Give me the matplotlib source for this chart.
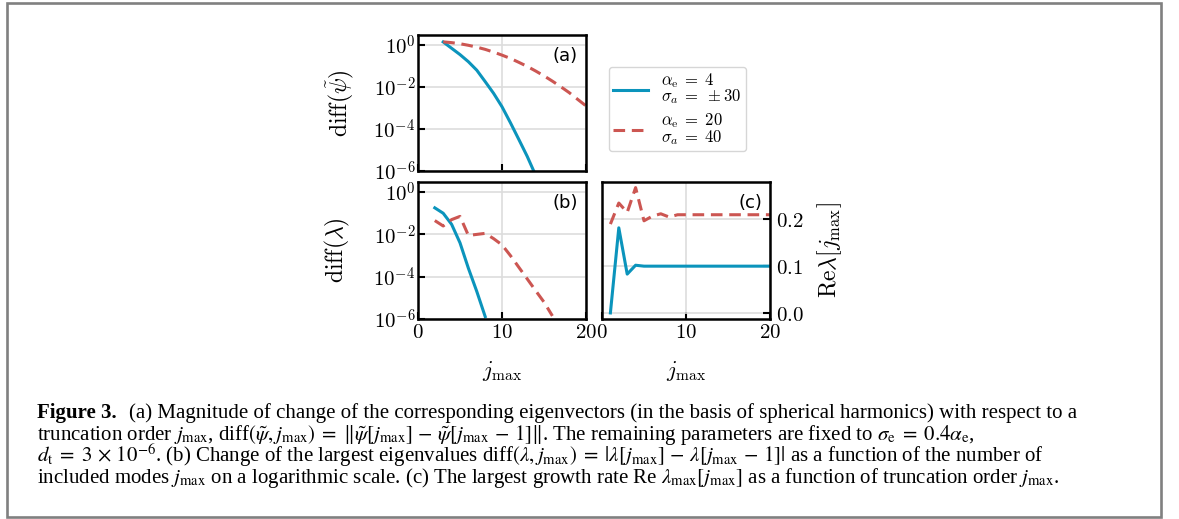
import matplotlib
matplotlib.use("Agg")
import matplotlib.pyplot as plt
from matplotlib.patches import Rectangle

plt.rcParams['mathtext.fontset'] = 'cm'
plt.rcParams['font.family'] = ['DejaVu Sans']

W, H, DPI = 1179, 519, 100

# ---- data -------------------------------------------------------------
# (a) eigenvector change
j_psi_a = [3, 4, 5, 6, 7, 8, 9, 10, 11, 12, 13, 14]
diff_psi_a = [1.4, 0.7, 0.35, 0.16, 0.063, 0.018, 5.0e-3, 1.15e-3,
              2.0e-4, 3.2e-5, 5.0e-6, 6.3e-7]
j_psi_b = [3, 4, 5, 6, 7, 8, 9, 10, 11, 12, 13, 14, 15, 16, 17, 18, 19, 20]
diff_psi_b = [1.41, 1.30, 1.15, 0.97, 0.79, 0.62, 0.46, 0.33, 0.23, 0.15,
              0.096, 0.058, 0.034, 0.019, 0.0103, 0.0054, 0.0026, 0.00126]

# (b) eigenvalue change
j_lam_a = [2, 3, 4, 5, 6, 7, 8]
diff_lam_a = [0.18, 0.10, 0.03, 0.004, 2.5e-4, 2.0e-5, 1.3e-6]
j_lam_b = [2, 3, 4, 5, 6, 7, 8, 9, 10, 11, 12, 13, 14, 15, 16]
diff_lam_b = [0.045, 0.025, 0.05, 0.071, 0.0089, 0.010, 0.0112, 0.0063,
              0.0032, 0.001, 2.8e-4, 7.9e-5, 2.2e-5, 6.3e-6, 1.4e-6]

# (c) growth rate
j_re = [1, 2, 3, 4, 5, 6, 7, 8, 9, 10, 11, 12, 13, 14, 15, 16, 17, 18, 19, 20]
re_lam_a = [0.0, 0.182, 0.083, 0.102, 0.100, 0.100, 0.100, 0.100, 0.100, 0.100,
            0.100, 0.100, 0.100, 0.100, 0.100, 0.100, 0.100, 0.100, 0.100, 0.100]
re_lam_b = [0.190, 0.235, 0.215, 0.268, 0.197, 0.207, 0.212, 0.205, 0.210, 0.210,
            0.210, 0.210, 0.210, 0.210, 0.210, 0.210, 0.210, 0.210, 0.210, 0.210]

label_a = '$\\alpha_\\mathrm{e}\\;=\\;4$\n$\\sigma_a\\;=\\;\\pm 30$'
label_b = '$\\alpha_\\mathrm{e}\\;=\\;20$\n$\\sigma_a\\;=\\;40$'

x_ticks = [0, 10, 20]
x_ticklabels = ['$0$', '$10$', '$20$']
log_ticks = [1e-6, 1e-4, 1e-2, 1e0]
log_ticklabels = ['$10^{-6}$', '$10^{-4}$', '$10^{-2}$', '$10^{0}$']
re_ticks = [0.0, 0.1, 0.2]
re_ticklabels = ['$0.0$', '$0.1$', '$0.2$']

# ---- style ------------------------------------------------------------
BLUE = '#0b94bc'
RED = '#cc5652'
GRID = '#dddddd'
LW = 2.2
DASH = (3.8, 2.2)
TICK_FS = 15
LABEL_FS = 17

fig = plt.figure(figsize=(W / DPI, H / DPI), dpi=DPI)


def px_axes(left, top, right, bottom):
    return fig.add_axes([left / W, 1 - bottom / H, (right - left) / W, (bottom - top) / H])


def style(ax, side='left'):
    for s in ax.spines.values():
        s.set_linewidth(1.8)
        s.set_color('black')
    ax.grid(True, color=GRID, lw=1.2)
    ax.set_axisbelow(True)
    ax.tick_params(axis='both', which='major', direction='in', length=5, width=1.5,
                   labelsize=TICK_FS, pad=2)
    ax.tick_params(axis='both', which='minor', length=0)
    ax.set_xlim(0, 20)
    ax.set_xticks(x_ticks)
    if side == 'right':
        ax.yaxis.tick_right()
        ax.yaxis.set_label_position('right')
        ax.tick_params(axis='y', pad=4)


ax_a = px_axes(418, 35, 586, 171)
ax_b = px_axes(418, 182, 586, 319)
ax_c = px_axes(602, 182, 770, 319)

# (a)
style(ax_a)
la, = ax_a.plot(j_psi_a, diff_psi_a, color=BLUE, lw=LW, label=label_a)
lb, = ax_a.plot(j_psi_b, diff_psi_b, color=RED, lw=LW, ls=(0, DASH), label=label_b)
ax_a.set_yscale('log')
ax_a.set_ylim(1e-6, 3)
ax_a.set_yticks(log_ticks)
ax_a.set_yticklabels(log_ticklabels)
ax_a.minorticks_off()
ax_a.set_xticklabels([])
ax_a.set_ylabel('$\\mathrm{diff}(\\tilde{\\psi})$', fontsize=LABEL_FS)
ax_a.yaxis.set_label_coords(-0.37, 0.5)
ax_a.text(1 - 8 / 168, 1 - 12 / 136, '(a)', transform=ax_a.transAxes,
          ha='right', va='top', fontsize=13)

# (b)
style(ax_b)
ax_b.plot(j_lam_a, diff_lam_a, color=BLUE, lw=LW)
ax_b.plot(j_lam_b, diff_lam_b, color=RED, lw=LW, ls=(0, DASH))
ax_b.set_yscale('log')
ax_b.set_ylim(1e-6, 3)
ax_b.set_yticks(log_ticks)
ax_b.set_yticklabels(log_ticklabels)
ax_b.minorticks_off()
ax_b.set_xticklabels(x_ticklabels)
ax_b.set_ylabel('$\\mathrm{diff}(\\lambda)$', fontsize=LABEL_FS)
ax_b.yaxis.set_label_coords(-0.39, 0.5)
ax_b.set_xlabel('$j_\\mathrm{max}$', fontsize=16)
ax_b.xaxis.set_label_coords(0.5, -0.29)
ax_b.text(1 - 8 / 168, 1 - 12 / 137, '(b)', transform=ax_b.transAxes,
          ha='right', va='top', fontsize=13)

# (c)
style(ax_c, side='right')
ax_c.plot(j_re, re_lam_a, color=BLUE, lw=LW)
ax_c.plot(j_re, re_lam_b, color=RED, lw=LW, ls=(0, DASH))
ax_c.set_ylim(-0.013, 0.28)
ax_c.set_yticks(re_ticks)
ax_c.set_yticklabels(re_ticklabels)
ax_c.set_xticklabels(x_ticklabels)
ax_c.set_ylabel('$\\mathrm{Re}\\lambda[j_\\mathrm{max}]$', fontsize=LABEL_FS)
ax_c.yaxis.set_label_coords(1.27, 0.5)
ax_c.set_xlabel('$j_\\mathrm{max}$', fontsize=16)
ax_c.xaxis.set_label_coords(0.5, -0.29)
ax_c.text(1 - 8 / 168, 1 - 12 / 137, '(c)', transform=ax_c.transAxes,
          ha='right', va='top', fontsize=13)

# legend placed beside panel (a)
leg = fig.legend(handles=[la, lb], loc='center',
                 bbox_to_anchor=(677.5 / W, 1 - 109 / H),
                 fontsize=12, frameon=True, fancybox=True,
                 handlelength=2.1, handletextpad=0.8, labelspacing=0.3,
                 borderpad=0.25)
for t in leg.get_texts():
    t.set_linespacing(0.85)
leg.get_frame().set_edgecolor('#cccccc')
leg.get_frame().set_linewidth(1.0)

# caption
cap = dict(family='Liberation Serif', fontsize=15, math_fontfamily='stix',
           va='baseline', ha='left')
fig.text(37 / W, 1 - 418 / H, 'Figure 3.', fontweight='bold', **cap)
fig.text(129 / W, 1 - 418 / H,
         '(a) Magnitude of change of the corresponding eigenvectors (in the basis of '
         'spherical harmonics) with respect to a', **cap)
fig.text(37 / W, 1 - 440 / H,
         r'truncation order $j_\mathrm{max}$, diff$(\tilde{\psi}, j_\mathrm{max})\;=\;'
         r'\Vert\tilde{\psi}[j_\mathrm{max}]\,-\,\tilde{\psi}[j_\mathrm{max}\,-\,1]\Vert$. '
         r'The remaining parameters are fixed to $\sigma_\mathrm{e}\;=\;0.4\alpha_\mathrm{e}$,',
         **cap)
fig.text(37 / W, 1 - 462 / H,
         r'$d_\mathrm{t}\;=\;3\,\times\,10^{-6}$. (b) Change of the largest eigenvalues '
         r'diff$(\lambda, j_\mathrm{max})\;=\;|\lambda[j_\mathrm{max}]\,-\,'
         r'\lambda[j_\mathrm{max}\,-\,1]|$ as a function of the number of', **cap)
fig.text(37 / W, 1 - 483 / H,
         r'included modes $j_\mathrm{max}$ on a logarithmic scale. (c) The largest growth rate '
         r'Re $\lambda_\mathrm{max}[j_\mathrm{max}]$ as a function of truncation order '
         r'$j_\mathrm{max}$.', **cap)

# outer frame
fig.patches.append(Rectangle((7 / W, 1 - 516.5 / H), (1160.5 - 7) / W, (516.5 - 3) / H,
                             transform=fig.transFigure, fill=False,
                             edgecolor='#808080', linewidth=1.9))

fig.savefig('out.png', dpi=DPI)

* THE PROBLEM *
Transcribe the opening line of the listing above, please, and every line after it through the line with "0.0032, 0.001, 2.8e-4, 7.9e-5, 2.2e-5, 6.3e-6, 1.4e-6]", word for word, without pictures.

* WRITTEN ANSWER *
Give me the matplotlib source for this chart.
import matplotlib
matplotlib.use("Agg")
import matplotlib.pyplot as plt
from matplotlib.patches import Rectangle

plt.rcParams['mathtext.fontset'] = 'cm'
plt.rcParams['font.family'] = ['DejaVu Sans']

W, H, DPI = 1179, 519, 100

# ---- data -------------------------------------------------------------
# (a) eigenvector change
j_psi_a = [3, 4, 5, 6, 7, 8, 9, 10, 11, 12, 13, 14]
diff_psi_a = [1.4, 0.7, 0.35, 0.16, 0.063, 0.018, 5.0e-3, 1.15e-3,
              2.0e-4, 3.2e-5, 5.0e-6, 6.3e-7]
j_psi_b = [3, 4, 5, 6, 7, 8, 9, 10, 11, 12, 13, 14, 15, 16, 17, 18, 19, 20]
diff_psi_b = [1.41, 1.30, 1.15, 0.97, 0.79, 0.62, 0.46, 0.33, 0.23, 0.15,
              0.096, 0.058, 0.034, 0.019, 0.0103, 0.0054, 0.0026, 0.00126]

# (b) eigenvalue change
j_lam_a = [2, 3, 4, 5, 6, 7, 8]
diff_lam_a = [0.18, 0.10, 0.03, 0.004, 2.5e-4, 2.0e-5, 1.3e-6]
j_lam_b = [2, 3, 4, 5, 6, 7, 8, 9, 10, 11, 12, 13, 14, 15, 16]
diff_lam_b = [0.045, 0.025, 0.05, 0.071, 0.0089, 0.010, 0.0112, 0.0063,
              0.0032, 0.001, 2.8e-4, 7.9e-5, 2.2e-5, 6.3e-6, 1.4e-6]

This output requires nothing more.